History of Cystic Fibrosis “Woe to that child which when kissed on the forehead tastes salty. He is bewitched and soon must die. ” This proverb, dating back to European folklore in the 1700’s, was the diagnosis for the disease recognized today as Cystic Fibrosis (CF). In that time period the disease was usually fatal and common among infants. The excessive salt in the sweat, just one symptom of CF, made the disease identifiable. However, since the time of European folklore, various renowned scientists worked actively to discover the cause and possible treatments of Cystic Fibrosis.
Documented history of CF began during the 1930’s and each decade following that date brought new advances in the disease. The 1930’s is the decade said to be the discovery of Cystic Fibrosis. The first mediacl description of CF as an individual disease was in 1936 by a Swiss physician, Dr. Fanconi. He labeled the illness celiac syndrome and said it caused changes in children’s pancreas. In 1938, Dr. Dorothy Andersen of Columbia University in New York, named the disease Cystic Fibrosis and distinguished it from Celiac syndrome because there was progressive lung destruction and death in infancy or early childhood. Dorothy Andersen) At this time Andersen believed the disease was caused by vitamin A deficiency. The 1940’s brought a decade full of altering theories about Cystic Fibrosis. Andersen’s vitamin A deficiency theory was contested by many doctors, including herself. In 1946, researchers studied the patterns of the diseases’ inheritance and concluded it was probably caused by the mutation of a single gene. Finally in the 1940’s . Drs. Sidney Farber and Harry Shwachman linked the strange discharge of mucus to the disease.
The 1950’s was a decade that marked new advancements in diagnosis techniques of the disease.
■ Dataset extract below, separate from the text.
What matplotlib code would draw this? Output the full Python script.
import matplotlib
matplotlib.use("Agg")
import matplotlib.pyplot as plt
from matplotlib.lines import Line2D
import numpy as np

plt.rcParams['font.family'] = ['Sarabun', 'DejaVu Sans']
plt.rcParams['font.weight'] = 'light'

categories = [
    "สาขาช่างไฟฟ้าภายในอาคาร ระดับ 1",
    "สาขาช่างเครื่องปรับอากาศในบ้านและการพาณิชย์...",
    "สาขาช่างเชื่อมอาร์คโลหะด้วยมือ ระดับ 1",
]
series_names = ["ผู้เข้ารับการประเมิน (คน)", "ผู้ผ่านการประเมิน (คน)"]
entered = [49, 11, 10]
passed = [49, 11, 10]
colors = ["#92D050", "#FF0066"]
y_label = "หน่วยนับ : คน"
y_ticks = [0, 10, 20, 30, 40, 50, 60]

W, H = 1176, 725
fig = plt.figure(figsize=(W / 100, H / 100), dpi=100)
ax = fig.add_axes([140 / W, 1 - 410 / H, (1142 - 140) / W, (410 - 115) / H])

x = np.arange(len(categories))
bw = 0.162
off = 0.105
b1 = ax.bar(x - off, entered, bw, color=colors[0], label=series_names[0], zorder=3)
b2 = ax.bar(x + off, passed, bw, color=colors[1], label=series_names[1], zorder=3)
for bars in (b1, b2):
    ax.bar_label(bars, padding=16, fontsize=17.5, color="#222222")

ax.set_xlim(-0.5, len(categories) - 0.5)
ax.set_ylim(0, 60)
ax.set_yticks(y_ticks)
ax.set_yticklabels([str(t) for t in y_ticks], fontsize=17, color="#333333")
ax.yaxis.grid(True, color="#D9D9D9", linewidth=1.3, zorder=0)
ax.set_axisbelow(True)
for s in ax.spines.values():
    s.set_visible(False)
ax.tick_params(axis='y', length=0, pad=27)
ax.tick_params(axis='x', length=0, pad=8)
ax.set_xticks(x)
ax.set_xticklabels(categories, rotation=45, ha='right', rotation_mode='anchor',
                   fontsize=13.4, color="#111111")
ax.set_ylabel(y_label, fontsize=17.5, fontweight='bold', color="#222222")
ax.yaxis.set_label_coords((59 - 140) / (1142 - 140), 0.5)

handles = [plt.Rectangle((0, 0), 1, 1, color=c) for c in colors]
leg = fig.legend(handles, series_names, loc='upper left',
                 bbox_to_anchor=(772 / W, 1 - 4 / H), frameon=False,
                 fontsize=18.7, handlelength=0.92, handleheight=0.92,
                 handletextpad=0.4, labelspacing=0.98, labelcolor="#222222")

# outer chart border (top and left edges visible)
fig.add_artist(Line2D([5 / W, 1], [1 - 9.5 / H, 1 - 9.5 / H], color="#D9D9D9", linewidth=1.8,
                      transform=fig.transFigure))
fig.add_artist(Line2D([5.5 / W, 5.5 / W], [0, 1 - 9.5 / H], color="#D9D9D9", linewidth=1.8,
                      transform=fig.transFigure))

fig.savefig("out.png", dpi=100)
The most prominent technique was the sweat test developed by DR. Paul di Sant’ Agnese, in New York, during the heat wave of 1953. Along with new diagnosis developments, some of the first Cystic Fibrosis clinics were created in Baltimore, New York, Philadelphia, Boston, and San Francisco. The early clinics, however, were often too late in treating the disease and waited until the patient had severe pain.
To combat these bad treatment methods, in 1955, Dr. Shwachman proposed proper treatment for Cystic Fibrosis, which was early diagnosis, active early treatment, and proper nutrition. During the 1950’s, Dr. Archie Norman, began studying the effect of high fat diets as a treatment for Cystic Fibrosis. Finally, in the 1960’s Cystic Fibrosis awareness rose dramatically and there was the formation of clinics and research facilities to help Cystic Fibrosis. The organizations were formed by the rare CF survivors and the parents of CF victims.
The 1970’s was not a ground breaking decade for Cystic Fibrosis research. However, the fruition of high fat diets to treat the disease was seen. The 1980’s is said to have been the greatest decade in the history of Cystic Fibrosis research. As well as further advancements in treating the illness, the revolutionary discovery of the cystic fibrosis trans-membrane conductance regulator gene was made, by the scientist who would later go on to completing the Human Genome Project, In 1989.
A mutation of this gene directly causes Cystic Fibrosis. Not too long after the discovery of the Cystic Fibrosis gene, gene replacement therapies began as a new treatment method during the 1990’s. Finally during the 1990’s the first drug made to treat Cystic Fibrosis, mucolytic Pulmozyne, was approved by the Food and Drug administration. Research on Cystic Fibrosis continues today and will for years to come as there is currently no cure. Cystic Fibrosis is a horrible and painful disease that affects thousands of people worldwide.
Cystic Fibrosis affects 30,000 and it is one of the most common inherited diseases among Caucasians. About 1,000 new cases of CF are diagnosed each year. (National Heart, Lung, and Blood Institute) The median survival age of Cystic Fibrosis is now thirty seven years old, opposed to five years old fifty years ago. (Cystic Fibrosis Foundation) Advancements in the research of Cystic Fibrosis have been great and many, however, hopefully one day the history of Cystic Fibrosis will include a cure.